Everytown: “Emergency! We need to make ***it up!”

I have to say I laughed at this:

And what guns can the terrorists and people with background checks will have at their disposition?

I was unaware that 3D printers were so advances they were actually printing in aluminum, steel and wood! It is a Brave New World.

They are not even trying to appear truthful anymore.

Hat Tip 

14 Replies to “Everytown: “Emergency! We need to make ***it up!””

  1. All part of a classic propaganda war- you can trumpet all the lies you want, as long as you print a retraction later. And the retraction can be buried in small type in the legal micetype

    1. There is a lot of post machining and heat treating that goes into a 3-D part to make it work. I did my PhD in “near net shape” prints which means 90% of the way there. To get the surface finish that makes a fun function, you have to machine the printing. Not all metals are printable btw, so I wouldn’t necessarily trust every component of a gun to be printed.

    1. Of course they can. The printer costs $50K-100K. Cheaper to buy a CNC machine, or even buy them from a burglar. (Which they have always been able to do.)
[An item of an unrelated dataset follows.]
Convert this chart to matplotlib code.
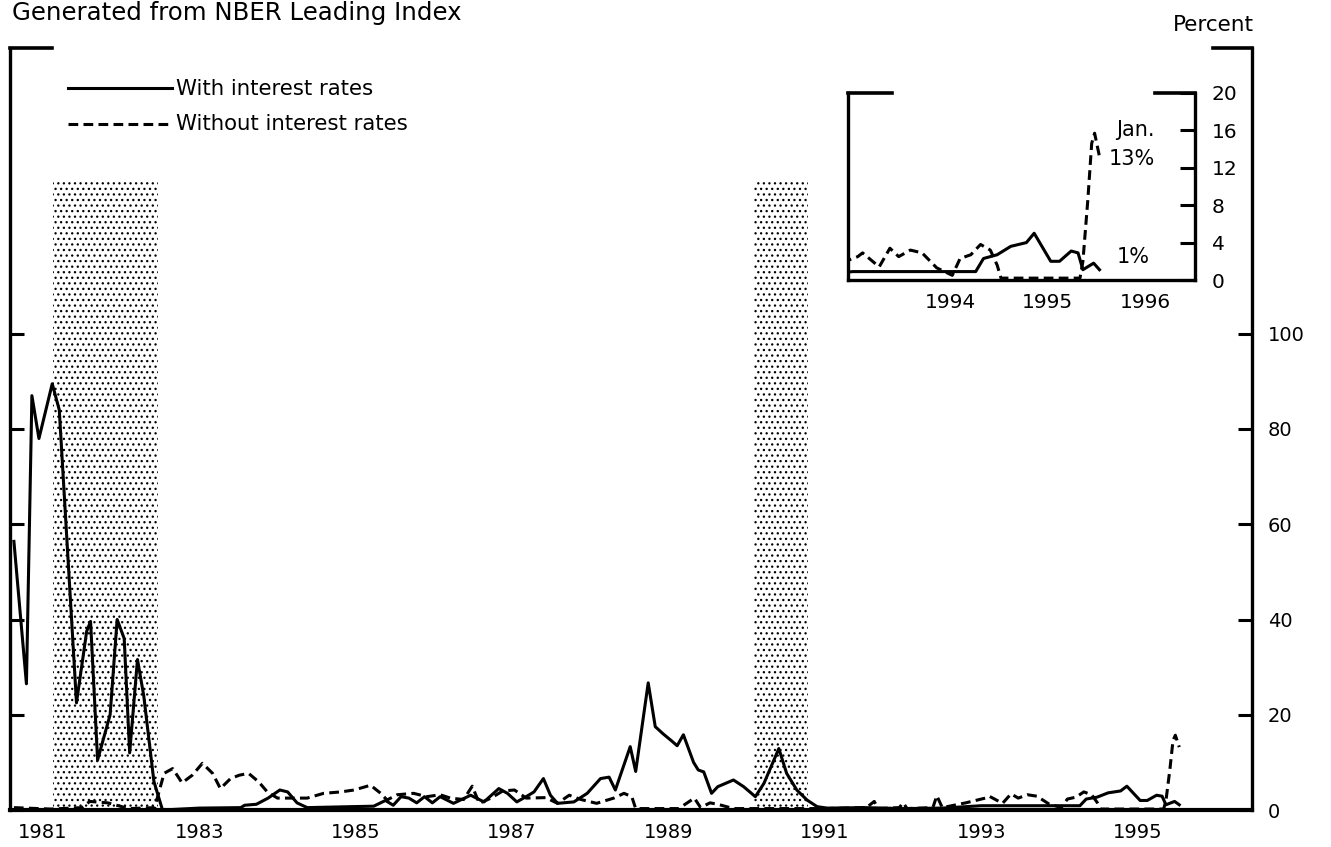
import matplotlib
matplotlib.use("Agg")
import matplotlib.pyplot as plt
from matplotlib.lines import Line2D

plt.rcParams['font.family'] = ['DejaVu Sans']
plt.rcParams['lines.scale_dashes'] = False
plt.rcParams['hatch.linewidth'] = 0.9
plt.rcParams['hatch.color'] = 'black'

# ---------------- data (decimal years, percent) ----------------
solid_years = [1981.13, 1981.29, 1981.36, 1981.45, 1981.62, 1981.71, 1981.93, 1982.06, 1982.11,
               1982.20, 1982.36, 1982.45, 1982.54, 1982.61, 1982.71, 1982.79, 1982.92, 1983.03,
               1983.50, 1984.03, 1984.08, 1984.23, 1984.38, 1984.53, 1984.63, 1984.75, 1984.88,
               1985.43, 1985.73, 1985.88, 1985.98, 1986.08, 1986.18, 1986.28, 1986.38, 1986.48,
               1986.58, 1986.75, 1986.97, 1987.14, 1987.33, 1987.44, 1987.56, 1987.71, 1987.78,
               1987.90, 1987.99, 1988.08, 1988.29, 1988.46, 1988.63, 1988.74, 1988.82, 1989.01,
               1989.08, 1989.24, 1989.33, 1989.43, 1989.54, 1989.61, 1989.69, 1989.82, 1989.88,
               1989.95, 1990.05, 1990.13, 1990.33, 1990.46, 1990.61, 1990.72, 1990.91, 1991.01,
               1991.14, 1991.27, 1991.40, 1991.53, 1992.00, 1992.50, 1993.00, 1993.50, 1994.76,
               1994.84, 1994.98, 1995.12, 1995.28, 1995.36, 1995.53, 1995.62, 1995.74, 1995.81,
               1995.86, 1995.97, 1996.03]
solid_values = [56.4, 26.5, 87.0, 78.0, 89.5, 84.0, 22.5, 37.5, 39.6,
                10.5, 20.0, 40.0, 36.0, 12.0, 31.6, 24.0, 6.0, 0.0,
                0.4, 0.5, 1.0, 1.2, 2.5, 4.2, 3.8, 1.5, 0.5,
                0.7, 0.8, 2.0, 1.0, 2.8, 2.5, 1.5, 2.8, 1.5,
                2.8, 1.4, 3.1, 1.7, 4.5, 3.5, 1.7, 3.1, 3.8,
                6.6, 3.1, 1.4, 1.7, 3.5, 6.6, 6.9, 4.2, 13.3,
                8.1, 26.7, 17.5, 16.0, 14.5, 13.5, 15.8, 10.0, 8.4,
                8.0, 3.5, 4.9, 6.3, 4.9, 2.8, 5.6, 12.9, 7.7,
                4.2, 2.1, 0.7, 0.4, 0.5, 0.3, 0.4, 0.9, 0.9,
                2.3, 2.7, 3.6, 4.0, 5.0, 2.0, 2.0, 3.1, 2.9,
                1.1, 1.8, 1.1]

dashed_years = [1981.13, 1981.60, 1982.00, 1982.10, 1982.33, 1982.60, 1982.93, 1983.05, 1983.16,
                1983.28, 1983.41, 1983.54, 1983.67, 1983.77, 1983.90, 1984.01, 1984.13, 1984.26,
                1984.37, 1984.50, 1984.67, 1984.88, 1985.09, 1985.31, 1985.48, 1985.69, 1985.82,
                1985.90, 1986.03, 1986.24, 1986.41, 1986.58, 1986.71, 1986.88, 1986.99, 1987.08,
                1987.23, 1987.38, 1987.53, 1987.68, 1987.93, 1988.08, 1988.23, 1988.38, 1988.58,
                1988.80, 1988.93, 1989.03, 1989.08, 1989.63, 1989.73, 1989.83, 1989.91, 1990.03,
                1990.13, 1990.33, 1991.50, 1992.03, 1992.13, 1992.18, 1992.45, 1992.50, 1992.55,
                1992.88, 1992.93, 1993.00, 1993.30, 1993.55, 1993.60, 1993.77, 1993.88, 1993.97,
                1994.09, 1994.21, 1994.36, 1994.52, 1994.60, 1994.71, 1994.81, 1994.91, 1994.98,
                1995.02, 1995.83, 1995.86, 1995.91, 1995.95, 1995.98, 1996.03]
dashed_values = [0.5, 0.2, 0.5, 1.8, 1.5, 0.3, 0.5, 7.7, 8.7,
                 5.7, 7.3, 9.8, 7.7, 4.5, 6.6, 7.3, 7.7, 5.9,
                 3.8, 2.5, 2.5, 2.5, 3.5, 3.8, 4.2, 5.2, 3.5,
                 2.1, 3.2, 3.5, 2.8, 3.2, 2.5, 2.2, 5.0, 1.4,
                 2.5, 4.0, 4.2, 2.5, 2.6, 1.4, 3.1, 2.2, 1.4,
                 2.5, 3.5, 2.8, 0.3, 0.3, 1.4, 2.5, 0.5, 1.5,
                 1.2, 0.3, 0.3, 0.5, 1.8, 0.3, 0.5, 1.5, 0.3,
                 0.5, 3.0, 0.5, 1.5, 2.5, 2.9, 1.4, 3.4, 2.5,
                 3.2, 2.9, 1.3, 0.5, 2.3, 2.7, 3.8, 3.2, 1.6,
                 0.2, 0.2, 2.0, 8.5, 14.6, 15.7, 13.2]

recession_starts = [1981.63, 1990.59]
recession_ends = [1982.97, 1991.28]
recession_top = 132

main_xtick_years = [1981, 1983, 1985, 1987, 1989, 1991, 1993, 1995]
main_yticks = [0, 20, 40, 60, 80, 100]
inset_xtick_years = [1994, 1995, 1996]
inset_yticks = [0, 4, 8, 12, 16, 20]

legend_labels = ["With interest rates", "Without interest rates"]

# ---------------- figure ----------------
W, H = 1331, 847
fig = plt.figure(figsize=(W / 100, H / 100), dpi=100)
fig.patch.set_facecolor('white')

LW = 2.2
DASH = (7, 3.8)

ax = fig.add_axes([10 / W, 37 / H, 1242 / W, 762 / H])
ax.set_xlim(1981.08, 1996.96)
ax.set_ylim(0, 160)

for s, e in zip(recession_starts, recession_ends):
    ax.fill_between([s, e], 0, recession_top, facecolor='white', edgecolor='black',
                    hatch='...', linewidth=0, zorder=1)

ax.plot(solid_years, solid_values, color='black', lw=LW, zorder=3)
ax.plot(dashed_years, dashed_values, color='black', lw=LW, ls=(0, DASH), zorder=3)

for sp in ['left', 'right']:
    ax.spines[sp].set_linewidth(2.4)
ax.spines['bottom'].set_linewidth(3.0)
ax.spines['top'].set_visible(False)
# top brackets
ax.plot([0, 0.034], [1, 1], transform=ax.transAxes, color='black', lw=2.6, clip_on=False,
        solid_capstyle='projecting')
ax.plot([0.9686, 1], [1, 1], transform=ax.transAxes, color='black', lw=2.6, clip_on=False,
        solid_capstyle='projecting')

ax.set_yticks(main_yticks)
ax.set_yticklabels([str(v) for v in main_yticks])
ax.tick_params(axis='y', left=True, right=True, labelleft=False, labelright=True,
               direction='in', length=10, width=2.2, pad=11.5, labelsize=14)
ax.set_xticks([y + 0.5 for y in main_xtick_years])
ax.set_xticklabels([str(y) for y in main_xtick_years])
ax.tick_params(axis='x', length=0, pad=9, labelsize=14)

# legend (manual)
fig.add_artist(Line2D([68 / W, 172 / W], [1 - 88 / H] * 2, color='black', lw=LW))
fig.add_artist(Line2D([68 / W, 172 / W], [1 - 124 / H] * 2, color='black', lw=LW, ls=(0, DASH)))
fig.text(176 / W, 1 - 89 / H, legend_labels[0], fontsize=15.3, va='center', ha='left')
fig.text(176 / W, 1 - 124 / H, legend_labels[1], fontsize=15.3, va='center', ha='left')

fig.text(12 / W, 1 - 20 / H, "Generated from NBER Leading Index", fontsize=17.6,
         va='baseline', ha='left')
fig.text(1254 / W, 1 - 31 / H, "Percent", fontsize=15.5, va='baseline', ha='right')

# ---------------- inset ----------------
ax2 = fig.add_axes([848 / W, (H - 280) / H, 347 / W, 187 / H])
ax2.set_xlim(1993.45, 1997.01)
ax2.set_ylim(0, 20)
ax2.plot(solid_years, solid_values, color='black', lw=LW, zorder=3)
ax2.plot(dashed_years, dashed_values, color='black', lw=LW, ls=(0, DASH), zorder=3)
for sp in ['left', 'right', 'bottom']:
    ax2.spines[sp].set_linewidth(2.4)
ax2.spines['top'].set_visible(False)
ax2.plot([0, 0.127], [1, 1], transform=ax2.transAxes, color='black', lw=2.6, clip_on=False,
         solid_capstyle='projecting')
ax2.plot([0.885, 1], [1, 1], transform=ax2.transAxes, color='black', lw=2.6, clip_on=False,
         solid_capstyle='projecting')
ax2.set_yticks(inset_yticks)
ax2.set_yticklabels([str(v) for v in inset_yticks])
ax2.tick_params(axis='y', left=False, right=True, labelleft=False, labelright=True,
                direction='in', length=11, width=2.2, pad=12, labelsize=14.5)
ax2.set_xticks([y + 0.5 for y in inset_xtick_years])
ax2.set_xticklabels([str(y) for y in inset_xtick_years])
ax2.tick_params(axis='x', length=0, pad=9, labelsize=14.5)

ax2.text(0.885, 0.802, "Jan.", transform=ax2.transAxes, fontsize=15, ha='right', va='center')
ax2.text(0.885, 0.647, "13%", transform=ax2.transAxes, fontsize=15, ha='right', va='center')
ax2.text(0.775, 0.123, "1%", transform=ax2.transAxes, fontsize=15, ha='left', va='center')

fig.savefig("out.png", dpi=100)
  2. Or you could just buy a firearm with a questionable history from your friendly neighborhood drug dealer, for a price of course.

  3. There’s always everyone’s favorite gas pipe and bedspring (not quite, but close), the Sten.
    Because who doesn’t love a subgun that can be made with hand tools in any garage.

  4. “I was unaware that 3D printers were so advanced they were actually printing in aluminum, steel and wood!”

    Same here. Where can I get one of these wonderful 3D wood printing techie devices? I need new wood furniture for my FAL. 😀

    1. The closest that you can get to wood is using a wood-filled filament in a normal fused-deposition printer.

      It’s basically composite deck material.

  5. Why do they show an 80% lower (upper left and lower, second from left)? Why would you print a lower that you then have to finish with other tools and not just print a finished lower?

    And the Ghost Gunner CNC milling machine. Are they saying people print those?

    And sorry to disappoint, but when the printer delivers some parts, it’s not ready to use. “Some assembly required” doesn’t really apply. “Complete assembly required” is more like it.

    With that out of the way, I still believe that an affordable metal printer would be the ultimate game changer.